Quantifying fossil fuel methane emissions using observations of atmospheric ethane and an uncertain emission ratio

2021 
Abstract. We present a method for estimating fossil fuel methane emissions using observations of methane and ethane, accounting for uncertainty in their emission ratio. The ethane:methane emission ratio is incorporated as a variable parameter in a Bayesian model, with its own prior distribution and uncertainty. We find that using an emission ratio distribution mitigates bias from using a fixed, potentially incorrect emission ratio and that uncertainty in this ratio is propagated into posterior estimates of emissions. A synthetic data test is used to show the impact of assuming an incorrect ethane:methane emission ratio and demonstrate how our variable parameter model can better quantify overall uncertainty. We also use this method to estimate UK methane emissions from high-frequency observations of methane and ethane from the UK Deriving Emissions linked to Climate Change (DECC) network.
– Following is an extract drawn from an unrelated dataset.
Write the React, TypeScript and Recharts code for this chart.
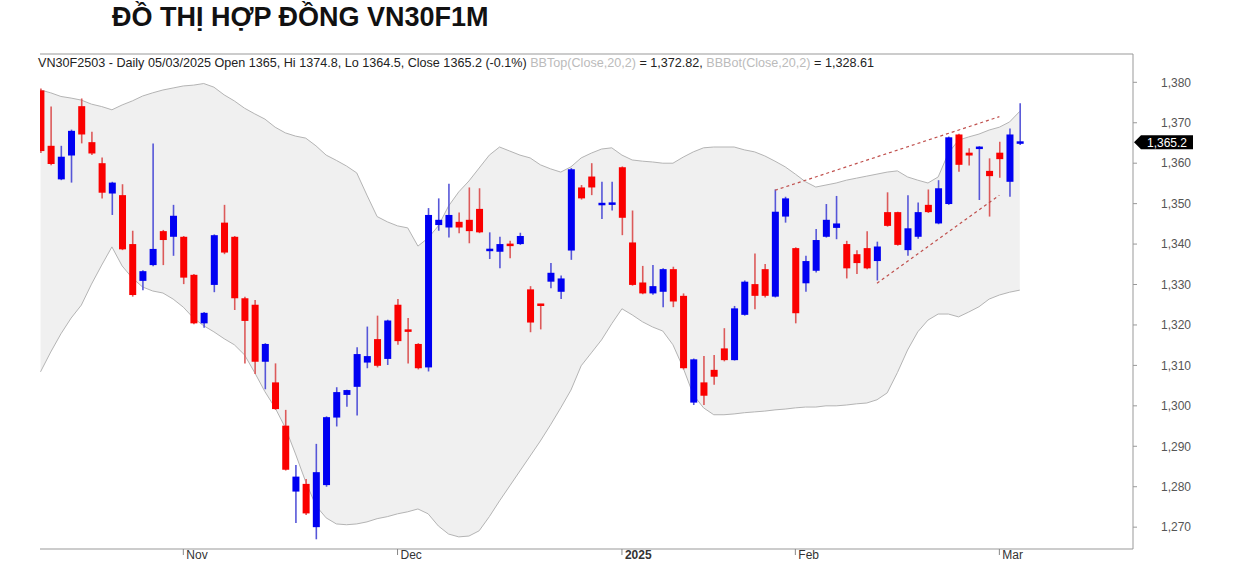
import React from "react";
import { ComposedChart, Area, Bar, XAxis, YAxis, ReferenceLine } from "recharts";

// daily candles, Oct 14 2024 .. Mar 5 2025 (index = trading day)
const opens = [
  1378, 1364.3, 1356, 1361.9, 1374.1, 1365.2, 1360, 1352.5, 1352.1, 1340,
  1330.9, 1334.8, 1343.2, 1341.8, 1341.8, 1332.4, 1320.4, 1329.9, 1345.3, 1341.8,
  1326.6, 1325, 1310.9, 1305.8, 1295.1, 1278.8, 1280.7, 1270, 1280.4, 1297.1,
  1302.7, 1304.7, 1310.7, 1316.5, 1311.6, 1325, 1318.9, 1315.3, 1309.5, 1344.7,
  1344.1, 1345.5, 1346, 1348.7, 1338.4, 1338.1, 1340, 1340, 1328.8, 1325.1,
  1330.7, 1328.2, 1338.4, 1354, 1356.7, 1349.7, 1349.8, 1359, 1340.4, 1330.5,
  1327.8, 1328.2, 1333.8, 1327.2, 1300.8, 1305.8, 1308.9, 1314.2, 1311.3, 1322.5,
  1330.1, 1333.8, 1327, 1346.8, 1339, 1330.3, 1333.4, 1341.8, 1344, 1340,
  1337.5, 1339, 1335.8, 1347.9, 1347.9, 1338.5, 1341.8, 1349.7, 1345.1, 1349.9,
  1367.1, 1362.6, 1363.5, 1358.1, 1362.6, 1355.4, 1365,
];
const highs = [
  1378.5, 1374, 1364.3, 1368.3, 1376, 1367.8, 1361.4, 1355.4, 1354.8, 1343.3,
  1333.5, 1364.9, 1343.5, 1349.7, 1342, 1332.6, 1323.2, 1342.4, 1349.7, 1342,
  1327, 1326.2, 1315.5, 1310.5, 1299, 1285.4, 1281.9, 1290.6, 1297.4, 1304.6,
  1304, 1314.5, 1319.6, 1322.3, 1321.3, 1326.4, 1321.7, 1315.5, 1348.9, 1351.3,
  1354.9, 1347.8, 1354, 1353.8, 1342.9, 1341.8, 1340.8, 1342.8, 1329.6, 1325.2,
  1335.3, 1332.2, 1358.8, 1354.6, 1360, 1355.4, 1355.4, 1359.2, 1348.3, 1334.6,
  1334.8, 1334, 1334.4, 1327.8, 1311.7, 1312.3, 1312.6, 1319.2, 1324.7, 1331,
  1337.7, 1335.1, 1353.5, 1351.7, 1339.2, 1337.1, 1343.7, 1349.9, 1351.9, 1340.8,
  1338.5, 1343.2, 1340.6, 1352.8, 1348, 1352.1, 1350.3, 1353.5, 1355.8, 1366.6,
  1367.3, 1363.7, 1364.2, 1361.2, 1365.3, 1368.6, 1374.8,
];
const lows = [
  1362.5, 1359.5, 1355.8, 1355.2, 1364.9, 1362, 1351.3, 1347.2, 1338.5, 1327,
  1328.6, 1334.5, 1334.8, 1337.1, 1330.1, 1320.2, 1319.3, 1328.1, 1337.5, 1323.7,
  1310.5, 1307.9, 1304.1, 1299, 1284, 1271, 1273, 1267, 1280, 1294.9,
  1299.8, 1297.6, 1309.3, 1309.5, 1310.1, 1315.1, 1310.5, 1309, 1308.5, 1343.3,
  1341.6, 1342.7, 1340.2, 1342.7, 1336.3, 1334, 1336.5, 1339.8, 1318.2, 1318.9,
  1329.1, 1326.4, 1336.1, 1351, 1352.1, 1346.2, 1348.3, 1342.2, 1329.7, 1327.6,
  1327.5, 1324.4, 1324.4, 1309, 1300.2, 1300.2, 1305.2, 1311, 1311.2, 1322.3,
  1323.9, 1326.8, 1326.8, 1345.3, 1320.4, 1328.2, 1333, 1341.6, 1341.2, 1331.5,
  1332.6, 1333.8, 1331, 1344.3, 1339.6, 1337.1, 1341.3, 1347.7, 1344.9, 1349.7,
  1357.9, 1359.4, 1350.9, 1346.8, 1356.4, 1351.7, 1364.5,
];
const closes = [
  1363, 1359.8, 1361.6, 1368, 1367.1, 1362.4, 1352.7, 1355.2, 1338.7, 1327.4,
  1333.3, 1338.8, 1341, 1347, 1331.7, 1320.4, 1323, 1342.2, 1337.9, 1326.6,
  1321, 1310.9, 1315.3, 1299.2, 1284.2, 1282.5, 1273.4, 1283.6, 1297.2, 1303.4,
  1303.9, 1312.8, 1312.3, 1309.9, 1321.1, 1316, 1318.3, 1309.3, 1347.2, 1346,
  1347.2, 1344.1, 1343.2, 1342.9, 1338.7, 1340, 1339.6, 1342, 1320.6, 1324.9,
  1332.9, 1331.5, 1358.5, 1351.3, 1354, 1350.1, 1350.2, 1346.5, 1329.9, 1327.8,
  1329.6, 1333.8, 1325.8, 1309.3, 1311.5, 1302.5, 1307.2, 1311.3, 1324.1, 1330.7,
  1327.2, 1327.2, 1348, 1351.3, 1322.9, 1335.8, 1341, 1346, 1345.1, 1334,
  1335.3, 1334, 1339.4, 1344.5, 1339.8, 1343.9, 1347.9, 1347.9, 1353.8, 1366.4,
  1359.6, 1361.9, 1364.1, 1356.8, 1361, 1367.1, 1365.2,
];

// Bollinger bands (Close, 20, 2)
const bbTop = [
  1378.1, 1377.4, 1376.5, 1376.1, 1375.6, 1374.6, 1374.0, 1373.2, 1374.4, 1375.4,
  1376.6, 1377.4, 1378.1, 1378.6, 1379.1, 1379.3, 1379.7, 1378.8, 1376.9, 1375.4,
  1373.6, 1372.2, 1370.9, 1368.9, 1367.5, 1366.7, 1366.2, 1364.3, 1362.0, 1360.7,
  1359.3, 1357.6, 1352.1, 1346.8, 1345.5, 1344.5, 1344.0, 1339.5, 1341.5, 1344.5,
  1349.4, 1352.9, 1355.6, 1358.8, 1362.0, 1364.0, 1363.0, 1362.0, 1361.3, 1359.6,
  1358.6, 1357.8, 1359.1, 1361.3, 1362.5, 1363.5, 1363.8, 1362.0, 1360.8, 1360.5,
  1360.3, 1360.0, 1360.0, 1361.5, 1362.8, 1363.8, 1364.0, 1364.0, 1364.0, 1363.3,
  1362.8, 1361.8, 1360.5, 1359.1, 1357.3, 1355.4, 1354.1, 1354.6, 1355.1, 1355.8,
  1356.3, 1356.8, 1357.3, 1357.8, 1358.1, 1356.6, 1355.8, 1355.1, 1356.6, 1362.5,
  1365.7, 1366.5, 1367.2, 1368.2, 1368.9, 1370.2, 1372.82,
];
const bbBot = [
  1308.4, 1313.3, 1317.8, 1321.7, 1324.9, 1330.1, 1334.8, 1339.3, 1334.6, 1331.6,
  1329.4, 1328.4, 1327.9, 1326.4, 1324.4, 1321.7, 1319.8, 1318.3, 1316.6, 1315.1,
  1312.6, 1308.2, 1303.5, 1299.5, 1294.6, 1288.1, 1281.2, 1275.3, 1272.3, 1270.8,
  1270.6, 1270.8, 1271.3, 1272.1, 1272.6, 1273.3, 1273.8, 1274.5, 1273.3, 1270.3,
  1268.3, 1267.6, 1267.8, 1269.1, 1272.6, 1276.5, 1280.2, 1283.9, 1287.6, 1291.3,
  1295.3, 1299.5, 1303.9, 1309.9, 1313.1, 1316.3, 1320.3, 1324.0, 1322.5, 1320.8,
  1319.5, 1318.5, 1315.1, 1309.4, 1302.7, 1299.5, 1297.8, 1297.8, 1298.0, 1298.3,
  1298.5, 1298.7, 1299.0, 1299.2, 1299.5, 1299.7, 1299.7, 1300.0, 1300.0, 1300.2,
  1300.5, 1300.7, 1301.5, 1303.2, 1308.2, 1313.8, 1318.3, 1321.2, 1322.7, 1322.7,
  1322.0, 1323.2, 1324.5, 1326.4, 1327.4, 1328.1, 1328.61,
];

const monthTicks = [14, 35, 57, 74, 94];
const monthLabels = ["Nov", "Dec", "2025", "Feb", "Mar"];
const priceTicks = [1270, 1280, 1290, 1300, 1310, 1320, 1330, 1340, 1350, 1360, 1370, 1380];

// hand-drawn trend lines (wedge)
const upperTrend = [{ x: 72, y: 1353.3 }, { x: 94, y: 1371.5 }];
const lowerTrend = [{ x: 82, y: 1330.3 }, { x: 94, y: 1352.1 }];

const rows = opens.map((o, i) => ({
  i,
  open: o,
  high: highs[i],
  low: lows[i],
  close: closes[i],
  range: [lows[i], highs[i]],
  band: [bbBot[i], bbTop[i]],
}));

const FONT = '"Liberation Sans", Arial, sans-serif';

function Candle(props: any) {
  const { x, y, width, height, payload } = props;
  if (x == null || y == null) return null;
  const top = Math.min(y, y + height);
  const bot = Math.max(y, y + height);
  const span = payload.high - payload.low;
  const k = span > 0 ? (bot - top) / span : 0;
  const yOf = (v: number) => top + (payload.high - v) * k;
  const up = payload.close >= payload.open;
  const body = up ? "#0000f2" : "#fa0000";
  const wick = up ? "#5656d8" : "#dc5a5a";
  const cx = x + width / 2;
  let bt = yOf(Math.max(payload.open, payload.close));
  let bb = yOf(Math.min(payload.open, payload.close));
  if (bb - bt < 2.5) {
    const m = (bt + bb) / 2;
    bt = m - 1.25;
    bb = m + 1.25;
  }
  return (
    <g>
      <line x1={cx} x2={cx} y1={top} y2={bot} stroke={wick} strokeWidth={1.6} />
      <rect x={x} y={bt} width={width} height={bb - bt} fill={body} />
    </g>
  );
}

function MonthTick(props: any) {
  const { x, y, payload } = props;
  const label = monthLabels[monthTicks.indexOf(payload.value)] ?? "";
  return (
    <g>
      <line x1={x} x2={x} y1={y - 8} y2={y - 2} stroke="#888" strokeWidth={1} />
      <text
        x={x + 3}
        y={y + 2}
        fontSize={12}
        fontFamily={FONT}
        fill="#333"
        fontWeight={label === "2025" ? "bold" : "normal"}
      >
        {label}
      </text>
    </g>
  );
}

function PriceTag(props: any) {
  const vb = props.viewBox || {};
  const tipX = (vb.x ?? 0) + (vb.width ?? 0) + 1;
  const cy = vb.y ?? 0;
  const pts = `${tipX},${cy} ${tipX + 7},${cy - 7} ${tipX + 59},${cy - 7} ${tipX + 59},${cy + 7} ${tipX + 7},${cy + 7}`;
  return (
    <g>
      <polygon points={pts} fill="#000" />
      <text x={tipX + 13} y={cy + 4.5} fontSize={12} fontFamily={FONT} fill="#fff">
        1,365.2
      </text>
    </g>
  );
}

export default function App() {
  return (
    <div style={{ position: "absolute", left: 0, top: 0, width: 1242, height: 563, background: "#fff", overflow: "hidden" }}>
      <div
        style={{
          position: "absolute",
          left: 112,
          top: 4,
          fontFamily: FONT,
          fontWeight: "bold",
          fontSize: 27,
          lineHeight: "27px",
          color: "#111",
          whiteSpace: "nowrap",
        }}
      >
        ĐỒ THỊ HỢP ĐỒNG VN30F1M
      </div>
      <ComposedChart
        width={1242}
        height={563}
        data={rows}
        margin={{ top: 54, right: 0, bottom: 0, left: 40 }}
        style={{ position: "absolute", left: 0, top: 0 }}
      >
        <XAxis
          dataKey="i"
          type="number"
          domain={[-0.05, 107.1]}
          allowDataOverflow
          ticks={monthTicks}
          tick={<MonthTick />}
          tickLine={false}
          interval={0}
          height={14}
          axisLine={{ stroke: "#999" }}
        />
        <YAxis
          orientation="right"
          domain={[1264.6, 1387]}
          allowDataOverflow
          ticks={priceTicks}
          tickFormatter={(v: number) => v.toLocaleString("en-US")}
          width={109}
          tickSize={4}
          tickMargin={24}
          tick={{ fontSize: 12, fill: "#555", fontFamily: FONT, textAnchor: "start" }}
          tickLine={{ stroke: "#999" }}
          axisLine={{ stroke: "#999" }}
        />
        <ReferenceLine y={1387} stroke="#999" strokeWidth={1} />
        <Area
          dataKey="band"
          type="linear"
          fill="#f0f0f0"
          fillOpacity={1}
          stroke="#b4b4b4"
          strokeWidth={1}
          dot={false}
          activeDot={false}
          isAnimationActive={false}
        />
        <ReferenceLine segment={upperTrend} stroke="#c0504d" strokeWidth={1.2} strokeDasharray="3 3" />
        <ReferenceLine segment={lowerTrend} stroke="#c0504d" strokeWidth={1.2} strokeDasharray="3 3" />
        <Bar dataKey="range" barSize={7} shape={<Candle />} isAnimationActive={false} />
        <ReferenceLine y={1365.2} stroke="none" label={<PriceTag />} />
      </ComposedChart>
      <div
        style={{
          position: "absolute",
          left: 38,
          top: 57,
          fontFamily: FONT,
          fontSize: 12.6,
          lineHeight: "13px",
          whiteSpace: "nowrap",
          color: "#222",
        }}
      >
        VN30F2503 - Daily 05/03/2025 Open 1365, Hi 1374.8, Lo 1364.5, Close 1365.2 (-0.1%){" "}
        <span style={{ color: "#bbb" }}>BBTop(Close,20,2)</span> = 1,372.82,{" "}
        <span style={{ color: "#bbb" }}>BBBot(Close,20,2)</span> = 1,328.61
      </div>
    </div>
  );
}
Using the joint methane-ethane inverse model, we estimate annual mean UK methane emissions of approximately 0.27 (95 % uncertainty interval 0.26–0.29) Tg per year from fossil fuel sources and 2.06 (1.99–2.15) Tg per year from non-fossil fuel sources, during the period 2015–2019. Uncertainties in UK fossil fuel emissions estimates are reduced on average by 15 %, and up to 35 %, when incorporating ethane into the inverse model, in comparison to results from the methane-only inversion.